War of the Rebellion: Serial 059 Page 0416 KY., SW. VA., TENN., MISS., ALA., AND N.GA. Chapter XLIV.

Search Civil War Official Records

On the return of the Red River expedition, Brigadier-General Mower's division will stop at Memphis and he subject to your orders. The remainder of the force under Brigadier General A. J. Smith will move as heretofore directed, up the Tennessee River via Cairo.

Major General C. C. Washburn is ordered to Memphis to assume command of the forces in that vicinity, and Brigadier-General Prince to Columbus, Ky. Colonel Hicks remains in command at Paducah.

You will for the present take post at Cairo and assume general control of the movements against Forrest.

All the troops along the Mississippi River must act with vigor against any force of the enemy within striking distance.

Paducah, Cairo, Columbus, Memphis, Vicksburg, and Natchez should be held at all hazards, and all minor points which are exposed should be evacuated.

The colored troops within your jurisdiction are under your control and cannot be moved or their station changed without your orders. There are two regiments of colored troops organized under authority of Brigadier General L. Thomas, Adjutant-General, from men in contraband camps not physically qualified for active service, which have never been borne on our returns, but have employed guarding these camps, under the direction of Colonel Eaton, general superintendent of freedmen.

Very respectfully, your obedient servant,

JAS. B. McPHERSON,

Major-General.

HDQRS. DEPT. AND ARMY OF THE TENNESSEE,

Huntsville, Ala., April 19, 1864.

Major General H. W. SLOCUM.

Commanding District of Vicksburg, Vicksburg, Miss.:

GENERAL: In pursuance of orders from Lieutenant General U. S. Grant,you will immediately make up as large a force as you can from the troops at and in the vicinity of Vicksburg, leaving a sufficient garrison for the place to make it secure against any contingency.

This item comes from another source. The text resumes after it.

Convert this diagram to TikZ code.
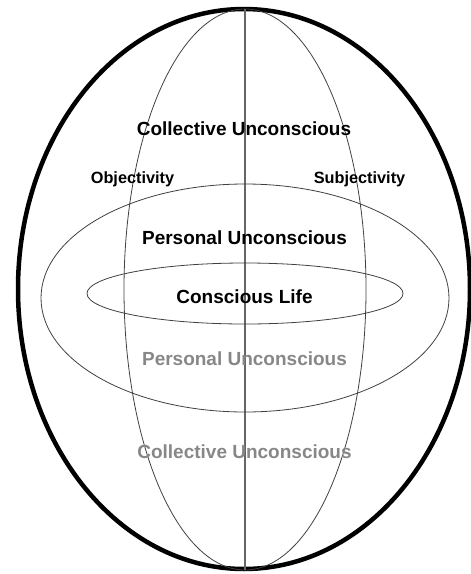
\documentclass[tikz,border=0pt]{standalone}
\usepackage{fontspec}
\setmainfont{Liberation Sans}
\begin{document}
\begin{tikzpicture}[x=1pt,y=-1pt,
  thinline/.style={draw=black!75,line width=0.8pt},
  label/.style={font=\fontsize{19}{22}\selectfont\bfseries,anchor=base,inner sep=0pt},
  smalllabel/.style={font=\fontsize{16.3}{19}\selectfont\bfseries,anchor=base,inner sep=0pt},
  faded/.style={text=black!47}]
\useasboundingbox (0,0) rectangle (471,574);
% outer ellipse
\draw[line width=4.5pt] (244,289) ellipse [x radius=226, y radius=280];
% vertical ellipse
\draw[thinline] (245,289.5) ellipse [x radius=121, y radius=280.5];
% vertical axis
\coordinate (top) at (245,9);
\coordinate (bot) at (245,570);
\draw[draw=black!60,line width=1.1pt] (top) -- (bot);
% horizontal ellipses
\draw[thinline] (245,298) ellipse [x radius=204, y radius=114];
\draw[thinline] (245,293.5) ellipse [x radius=158, y radius=30.5];
% labels
\node[label] (cu1) at (244,135) {Collective Unconscious};
\node[smalllabel] (obj) at (132.5,183) {Objectivity};
\node[smalllabel] (subj) at (359.5,183) {Subjectivity};
\node[label] (pu1) at (244.5,244) {Personal Unconscious};
\node[label] (cl) at (244.5,303) {Conscious Life};
\node[label,faded] (pu2) at (244.5,365) {Personal Unconscious};
\node[label,faded] (cu2) at (244.5,458) {Collective Unconscious};
\end{tikzpicture}
\end{document}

With this force you will operate up the Yazoo River, and push out from Yazoo City to threaten Grenada, in order to prevent any more of Lee's cavalry from being sent to North Mississippi and Tennessee. Strike at the enemy wherever you can, so as to keep him occupied and engage his attention in that quarter.

Frequent demonstrations should be made in the direction of Clinton and Raymond, and the commanding officer at Natchez should be instructed to operate inland from Natchez on both sides of the river very often.

The line of the Big Black from its mouth up to Birdsong's Ferry and thence across to Haynes' Bluff should be held, and the latter point especially, which gives us control of the Yazoo River, should not be given up except in an emergency. Consult with the officers in command of the gun-boats up the Yazoo River, who will co-operate with you.

It is not expected that you will with your present force occupy Yazoo City or any point in the interior permanently, but make expeditions to them, when it can be done advantageously.

Vicksburg and Natchez must be held at all hazards, and the enemy prevented from obtaining a lodgment on the river to prevent the passage of boats.